C. Letellier wrote:So Thoughts?
There's a lot here. I'll need to give it some time to make sure I understand your proposal in detail. And, I may not be qualified to properly evaluate/understand some of it.
I do agree that Thorsten Chlupp's design is pretty impressive - for a new build, where it's easier to build the huge tank into the heart of the structure. In some retrofits, he did use an external buried tank (one I saw looked like an old propane tank - the sort they fill the trucks from), with spray foam insulation, and then buried. But, that didn't allow for much stratification. His library project used concrete tanks, as I recall, as part of the basement excavation (but, again, a new build).
Thorsten's automatic stratifier return pipe is pure genius, in my opinion. To maximize the benefit of the stratification, you'd need a tank that was relatively deep for its footprint dimensions. Tall/deep tanks will be trickier to build with lumber, due to the increased hydrostatic pressure. Building it like a barrel (with tensile hoops in the circumferential direction, to take those stresses) might be viable; they used to build water tanks and molasses tanks this way (but, see here:
https://en.wikipedia.org/wiki/Great_Molasses_Flood). I know you've given tank construction considerable thought, but you're basically building a concrete form to hold the pour indefinitely.
My inclination, for my personal situation, would be to use IBC totes, salvaged fuel oil tanks, or 55gal barrels, plumbed together in series and housed in an insulated compartment: modular, and thus easier to wrangle into an existing space; relatively inexpensive; and the containment is built in. With careful plumbing, some level of stratification can be accomplished with the series plumbing (but Thorsten's auto-magic stratifier is not easily implemented, so some potential gains will be missed).
Thorsten's systems also relied on custom programed industrial controls to manage the pumps to the drain back collector panels. Though it's been a while since I listened to his lectures, I recall that he was using PLCs, not just a simple differential controller. There are some details available on his setup, but I don't know if there are enough to really replicate it. The Cold Climate Housing Research Center at University of Alaska Fairbanks had continued doing some research based on Thorsten's designs, and may have more info on the controls aspect. He was also working in an extreme climate (Fairbanks, AK) , and running his collectors in winter.

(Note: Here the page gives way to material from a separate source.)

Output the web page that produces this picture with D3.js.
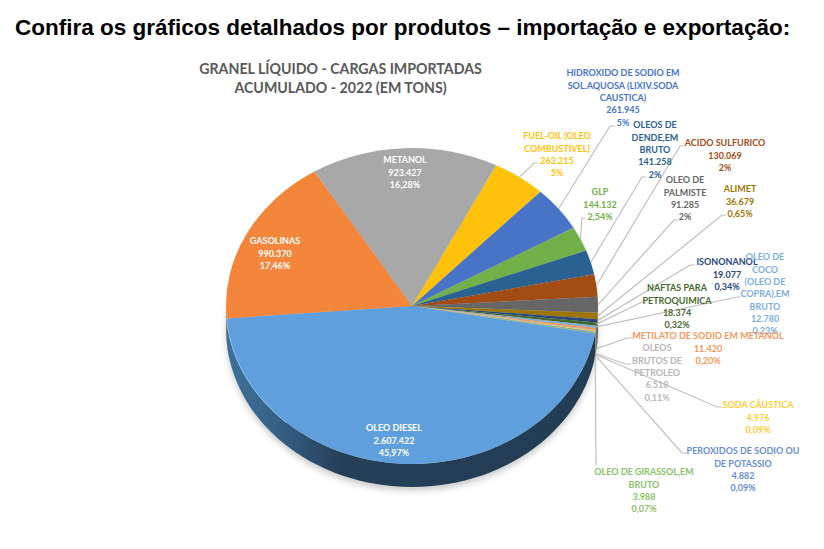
<!DOCTYPE html>
<html>
<head>
<meta charset="utf-8">
<script src="https://cdn.jsdelivr.net/npm/d3@7/dist/d3.min.js"></script>
<style>
  html, body { margin: 0; padding: 0; background: #fff; }
  svg { display: block; }
  text { font-family: Lato, "Open Sans", sans-serif; }
</style>
</head>
<body>
<svg id="chart" width="824" height="549"></svg>
<script>
// data
var products = [
	['OLEO DIESEL'],
	['GASOLINAS'],
	['METANOL'],
	['FUEL-OIL (OLEO', 'COMBUSTIVEL)'],
	['HIDROXIDO DE SODIO EM', 'SOL.AQUOSA (LIXIV.SODA', 'CAUSTICA)'],
	['GLP'],
	['OLEOS DE', 'DENDE,EM', 'BRUTO'],
	['ACIDO SULFURICO'],
	['OLEO DE', 'PALMISTE'],
	['ALIMET'],
	['ISONONANOL'],
	['NAFTAS PARA', 'PETROQUIMICA'],
	['OLEO DE', 'COCO', '(OLEO DE', 'COPRA),EM', 'BRUTO'],
	['METILATO DE SODIO EM METANOL'],
	['OLEOS', 'BRUTOS DE', 'PETROLEO'],
	['SODA CÁUSTICA'],
	['PEROXIDOS DE SODIO OU', 'DE POTASSIO'],
	['OLEO DE GIRASSOL,EM', 'BRUTO']
];
var tons = [2607422, 990370, 923427, 263215, 261945, 144132, 141258, 130069, 91285,
	36679, 19077, 18374, 12780, 11420, 6518, 4976, 4882, 3988];
var percents = ['45,97%', '17,46%', '16,28%', '5%', '5%', '2,54%', '2%', '2%', '2%',
	'0,65%', '0,34%', '0,32%', '0,23%', '0,20%', '0,11%', '0,09%', '0,09%', '0,07%'];

// styling and layout, same order as the data
var colors = ['#5f9fdd', '#f4863b', '#a8a8a8', '#ffc20a', '#4874c8', '#72b04a', '#2a6193',
	'#a24c14', '#666666', '#9c7604', '#28477f', '#45692d', '#7cafdd', '#f1975a',
	'#b7b7b7', '#ffcd33', '#698ed0', '#8cc168'];
var labelAt = [
	[394, 428], [275, 241], [405, 160], [557, 136], [623, 73], [600, 192], [655, 125],
	[725, 143], [685, 180], [740, 189], [727, 262], [677, 288], [765, 257], [708, 336],
	[657, 348], [758, 405], [743, 451], [644, 472]
];
// leader elbow and end, null when the label sits inside the slice
var leaders = [
	null, null, null,
	[[534, 163], [538, 163]], [[610, 126], [615, 126]], [[582, 218], [585, 218]],
	[[642, 177], [646, 177]], [[680, 146], [684, 146]], [[674, 220], [678, 220]],
	[[722, 215], [726, 215]], [[690, 265], [695, 265]], [[642, 302], [646, 302]],
	[[737, 297], [741, 297]], [[627, 338], [632, 338]], [[625, 364], [631, 364]],
	[[717, 407], [722, 407]], [[682, 453], [687, 453]], [[596, 465], [596, 465]]
];
// the last few leaders leave from the side wall, not the top face
var leaderDrop = [0, 0, 0, 0, 0, 0, 0, 0, 0, 0, 0, 0, 0, 20, 23, 23, 23, 23];

var CX = 412, CY = 306, RX = 186, RY = 158, DEPTH = 23;
var START = 100 * Math.PI / 180;
var LINE_H = 12.3;

var svg = d3.select('#chart');
var defs = svg.append('defs');

defs.append('filter').attr('id', 'soft')
	.attr('x', '-20%').attr('y', '-20%').attr('width', '140%').attr('height', '140%')
	.append('feGaussianBlur').attr('stdDeviation', 3);

var wallGrad = defs.append('linearGradient').attr('id', 'wall');
wallGrad.append('stop').attr('offset', '0%').attr('stop-color', '#3f709b');
wallGrad.append('stop').attr('offset', '14%').attr('stop-color', '#356085');
wallGrad.append('stop').attr('offset', '31%').attr('stop-color', '#243f58');
wallGrad.append('stop').attr('offset', '100%').attr('stop-color', '#223c54');

svg.append('text')
	.attr('x', 15).attr('y', 35)
	.style('font-family', '"Liberation Sans", Arial, sans-serif')
	.style('font-weight', 700).style('font-size', '22.5px').style('fill', '#000')
	.text('Confira os gráficos detalhados por produtos – importação e exportação:');

svg.selectAll('.chart-title')
	.data(['GRANEL LÍQUIDO - CARGAS IMPORTADAS', 'ACUMULADO - 2022 (EM TONS)'])
	.enter().append('text')
	.classed('chart-title', 1)
	.attr('x', 340.5)
	.attr('y', function (d, i) { return 74 + i * 19; })
	.attr('text-anchor', 'middle')
	.style('font-weight', 700).style('font-size', '14.2px').style('fill', '#595959')
	.text(function (d) { return d; });

var pie = d3.pie().sort(null).startAngle(START).endAngle(START + 2 * Math.PI);
var slices = pie(tons);

// point on the rim of the tilted pie, angle clockwise from 12 o'clock
function rim(angle, drop) {
	return [CX + RX * Math.sin(angle), CY - RY * Math.cos(angle) + (drop || 0)];
}

// soft shadow under the pie
svg.append('ellipse')
	.attr('cx', CX).attr('cy', CY + DEPTH + 4)
	.attr('rx', RX).attr('ry', RY)
	.attr('fill', '#000').attr('opacity', 0.2)
	.attr('filter', 'url(#soft)');

// side wall, only the part of each slice facing the viewer
var front = [Math.PI / 2, 3 * Math.PI / 2];
var wallLine = d3.line();
slices.forEach(function (d, i) {
	var a0 = Math.max(d.startAngle, front[0]),
		a1 = Math.min(d.endAngle, front[1]);
	var b0 = Math.max(d.startAngle - 2 * Math.PI, front[0]),
		b1 = Math.min(d.endAngle - 2 * Math.PI, front[1]);
	if (b1 > b0) { a0 = b0; a1 = b1; }
	if (a1 <= a0) return;
	var steps = d3.range(0, 61).map(function (k) { return a0 + (a1 - a0) * k / 60; });
	var top = steps.map(function (a) { return rim(a, 0); });
	var bottom = steps.slice().reverse().map(function (a) { return rim(a, DEPTH); });
	svg.append('path')
		.attr('d', wallLine(top.concat(bottom)) + 'Z')
		.attr('fill', i === 0 ? 'url(#wall)' : d3.rgb(colors[i]).darker(1.6));
});

// top face: a circular pie squashed to the ellipse
var arc = d3.arc().innerRadius(0).outerRadius(RX);
svg.append('g')
	.attr('transform', 'translate(' + CX + ',' + CY + ') scale(1,' + (RY / RX) + ')')
	.selectAll('path')
	.data(slices)
	.enter().append('path')
	.attr('d', arc)
	.attr('fill', function (d, i) { return colors[i]; });

// thin highlight on the lower left rim of the diesel slice
var diesel = slices[0];
var glint = d3.range(0, 41).map(function (k) {
	return rim(diesel.endAngle - 0.75 * k / 40, 0);
});
svg.append('path')
	.attr('d', wallLine(glint))
	.attr('fill', 'none')
	.attr('stroke', '#86c4f4')
	.attr('stroke-width', 1);

// leader lines
var leaderLine = d3.line();
slices.forEach(function (d, i) {
	if (!leaders[i]) return;
	var mid = (d.startAngle + d.endAngle) / 2;
	svg.append('path')
		.attr('d', leaderLine([rim(mid, leaderDrop[i])].concat(leaders[i])))
		.attr('fill', 'none')
		.attr('stroke', '#bfbfbf')
		.attr('stroke-width', 1.2);
});

// labels
var fmt = d3.formatLocale({ decimal: ',', thousands: '.', grouping: [3], currency: ['', ''] }).format(',d');
products.forEach(function (lines, i) {
	var all = lines.concat([fmt(tons[i]), percents[i]]);
	svg.append('g').selectAll('text')
		.data(all)
		.enter().append('text')
		.attr('x', labelAt[i][0])
		.attr('y', function (d, k) { return labelAt[i][1] + k * LINE_H + 3.3; })
		.attr('text-anchor', 'middle')
		.style('font-weight', 700)
		.style('font-size', '9px')
		.style('fill', i < 3 ? '#fff' : colors[i])
		.text(function (d) { return d; });
});
</script>
</body>
</html>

Extracting some net solar gain from flat panel collectors at such high latitudes, in winter, is pretty impressive, at least to me.
I have intended to build initial collector panels on the cheap, following Richard Heiliger's modified Thomason trickle down (MTD) collector panels:
https://www.builditsolar.com/Experimental/MTD/MTD.htm
That's a totally different collector scheme from yours, of course. Heiliger's MTD definitely would have a shorter life span than yours, constructed from perishable materials as it is; still, that might be OK for some initial experimentation. My intended pilot MTD project, to learn something in a low-risk situation, is an outdoor shower water heater for seasonal use, where leaks and other errors will be of minimal consequence. If that proves successful, then I might rig up a DHW pre-heater for my residence; space heating for the house would require a lot more work - either under floor radiant heating (only possible on the ground floor, without undue tear-up) or converting the existing low pressure steam radiator system to vacuum (a potential project for the future to jump the system efficiency, with or without solar hot water, but not at the top of the list). But, drain back collectors - of whatever design - do seem to be the most foolproof low tech approach, in climates like ours where freezing is a concern.
Heiliger's collaborator on the MTD project, John Canivan, has some details on building a DIY controller on his YT channel:
https://www.youtube.com/@jcanivan/videos
He also has quite a bit on DIY storage tanks, flat panel collectors, etc.
I recently picked up a used copy of Canivan's self-published little book on building a solar hot water system. In that one, he gives a recipe for building a pretty typical flat plate collector - aluminum absorber plates (from roll roof flashing), copper tubing and Kalwall glazing - and open barrels plumbed in series for the tank(s). He used a closed loop for both the collector loop and the DHW, with antifreeze in the collector loop for freeze protection and contra-flow for the DHW - the tank water is isolated from both, and is just a heat store - whereas Chlupp's systems are open loop (collector and storage), with his DHW being heated with an exchanger coil immersed in the (top of the highly stratified) storage tank.
Your coil-in-a-hot-box design is a lot simpler (I think) than even Canivan's DIY flat plate recipe.
Anyway, I'll try to give your proposal some proper attention, and if possible, offer some constructive feedback, but it may take me a bit to get to it, since I've got a bunch of projects with which I am either helping or which I am doing for myself, at the moment. Please be patient, and ping me to remind me if you don't hear from me in a bit.